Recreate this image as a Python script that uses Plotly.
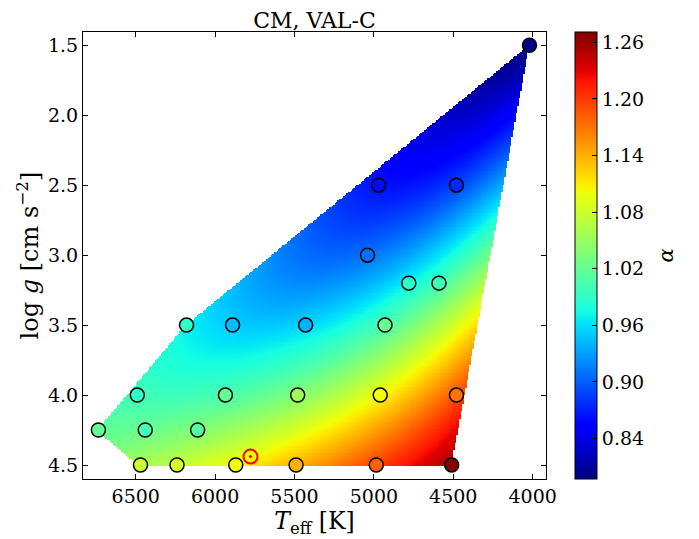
import numpy as np
import plotly.graph_objects as go

# ---- data ----
teff = [4020, 4970, 4480, 5040, 4780, 4590, 6180, 5890, 5430, 4930,
        6490, 5935, 5480, 4960, 4480, 6735, 6440, 6110,
        6470, 6240, 5870, 5490, 4985, 4510]
logg = [1.5, 2.5, 2.5, 3.0, 3.2, 3.2, 3.5, 3.5, 3.5, 3.5,
        4.0, 4.0, 4.0, 4.0, 4.0, 4.25, 4.25, 4.25,
        4.5, 4.5, 4.5, 4.5, 4.5, 4.5]
alpha = [0.800, 0.860, 0.875, 0.908, 0.990, 1.000, 0.990, 0.944, 0.939, 1.020,
         0.990, 1.020, 1.055, 1.100, 1.170, 1.020, 1.000, 1.010,
         1.080, 1.085, 1.100, 1.140, 1.180, 1.270]
sun_teff = [5777]
sun_logg = [4.44]

xticks = [6500, 6000, 5500, 5000, 4500, 4000]
yticks = [1.5, 2.0, 2.5, 3.0, 3.5, 4.0, 4.5]
cticks = [0.84, 0.90, 0.96, 1.02, 1.08, 1.14, 1.20, 1.26]
cmin, cmax = 0.797, 1.271
title = "CM, VAL-C"

# ---- matplotlib 'jet' colour scale ----
red = [(0, 0), (0.35, 0), (0.66, 1), (0.89, 1), (1, 0.5)]
green = [(0, 0), (0.125, 0), (0.375, 1), (0.64, 1), (0.91, 0), (1, 0)]
blue = [(0, 0.5), (0.11, 1), (0.34, 1), (0.65, 0), (1, 0)]
stops = sorted(set([p for p, _ in red + green + blue]))
def ch(seg, f):
    return np.interp(f, [p for p, _ in seg], [v for _, v in seg])
jet = [[f, "rgb(%d,%d,%d)" % (round(255 * ch(red, f)), round(255 * ch(green, f)), round(255 * ch(blue, f)))]
       for f in stops]

# ---- smooth background field: cubic polynomial fit to the points ----
T = np.array(teff, float); G = np.array(logg, float); A = np.array(alpha, float)
def feats(t, g):
    u = (t - 5500.0) / 1000.0
    v = g - 3.5
    return np.stack([np.ones_like(u), u, v, u * u, u * v, v * v,
                     u ** 3, u * u * v, u * v * v, v ** 3], axis=-1)
coef, *_ = np.linalg.lstsq(feats(T, G), A, rcond=None)

gx = np.linspace(3916, 6832, 320)
gy = np.linspace(1.40, 4.60, 320)
XX, YY = np.meshgrid(gx, gy)
Z = feats(XX, YY) @ coef

# convex hull of the points (monotone chain) and mask
pts = sorted(set(zip(teff, logg)))
def cross(o, a, b):
    return (a[0] - o[0]) * (b[1] - o[1]) - (a[1] - o[1]) * (b[0] - o[0])
lower, upper = [], []
for p in pts:
    while len(lower) >= 2 and cross(lower[-2], lower[-1], p) <= 0:
        lower.pop()
    lower.append(p)
for p in reversed(pts):
    while len(upper) >= 2 and cross(upper[-2], upper[-1], p) <= 0:
        upper.pop()
    upper.append(p)
hull = lower[:-1] + upper[:-1]
sx, sy = 1000.0, 1.0
inside = np.ones_like(XX, bool)
for i in range(len(hull)):
    (x0, y0), (x1, y1) = hull[i], hull[(i + 1) % len(hull)]
    c = ((x1 - x0) / sx) * ((YY - y0) / sy) - ((y1 - y0) / sy) * ((XX - x0) / sx)
    inside &= c >= -0.004
Z = np.where(inside, Z, np.nan)

fig = go.Figure()
fig.add_trace(go.Heatmap(x=gx, y=gy, z=Z, coloraxis="coloraxis", zsmooth=False,
                         hoverinfo="skip", showscale=False))
fig.add_trace(go.Scatter(x=teff, y=logg, mode="markers",
                         marker=dict(size=14, color=alpha, coloraxis="coloraxis",
                                     line=dict(color="black", width=1.5)),
                         showlegend=False))
fig.add_trace(go.Scatter(x=sun_teff, y=sun_logg, mode="markers",
                         marker=dict(size=14, symbol="circle-open-dot", color="red",
                                     line=dict(color="red", width=2)),
                         showlegend=False))

font = "DejaVu Serif"
fig.update_layout(
    width=699, height=539,
    margin=dict(l=83, r=153, t=32, b=60),
    paper_bgcolor="white", plot_bgcolor="white",
    font=dict(family=font, size=19, color="black"),
    title=dict(text=title, x=0.5, xref="paper", xanchor="center",
               y=1, yref="paper", yanchor="bottom", pad=dict(b=4),
               font=dict(family=font, size=22, color="black")),
    coloraxis=dict(
        colorscale=jet, cmin=cmin, cmax=cmax,
        colorbar=dict(x=1.062, xanchor="left", xpad=0, y=0.5, yanchor="middle",
                      len=1.0, lenmode="fraction", thickness=22, ypad=0,
                      outlinewidth=1, outlinecolor="black",
                      ticks="inside", ticklen=5, tickcolor="black",
                      tickvals=cticks, ticktext=["%.2f" % v for v in cticks],
                      tickfont=dict(family=font, size=19))),
    annotations=[dict(text="<i>α</i>", x=1.259, y=0.5, xref="paper", yref="paper",
                      xanchor="center", yanchor="middle", showarrow=False, textangle=-90,
                      font=dict(family=font, size=21, color="black"))],
    xaxis=dict(range=[6832, 3916], tickvals=xticks, ticktext=[str(v) for v in xticks],
               ticks="inside", ticklen=5, tickcolor="black", showline=True,
               linecolor="black", linewidth=1, mirror="ticks", showgrid=False,
               zeroline=False, title=dict(text="<i>T</i><sub>eff</sub> [K]", standoff=3,
                                          font=dict(family=font, size=23.5))),
    yaxis=dict(range=[4.6, 1.405], tickvals=yticks, ticktext=["%.1f" % v for v in yticks],
               ticks="inside", ticklen=5, tickcolor="black", showline=True,
               linecolor="black", linewidth=1, mirror="ticks", showgrid=False,
               zeroline=False, title=dict(text="log <i>g</i> [cm s<sup>−2</sup>]", standoff=2,
                                          font=dict(family=font, size=24))),
)
fig.write_html("out.html", config={"displayModeBar": False},
               post_script="document.body.style.margin='0px';")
-------------------------
◆ What needs to be done
Skip the pictures and restate exactly the lines from the beginning of the listing to the line with "import plotly.graph_objects as go", that line included.

◆ Result of the exercise
Recreate this image as a Python script that uses Plotly.
import numpy as np
import plotly.graph_objects as go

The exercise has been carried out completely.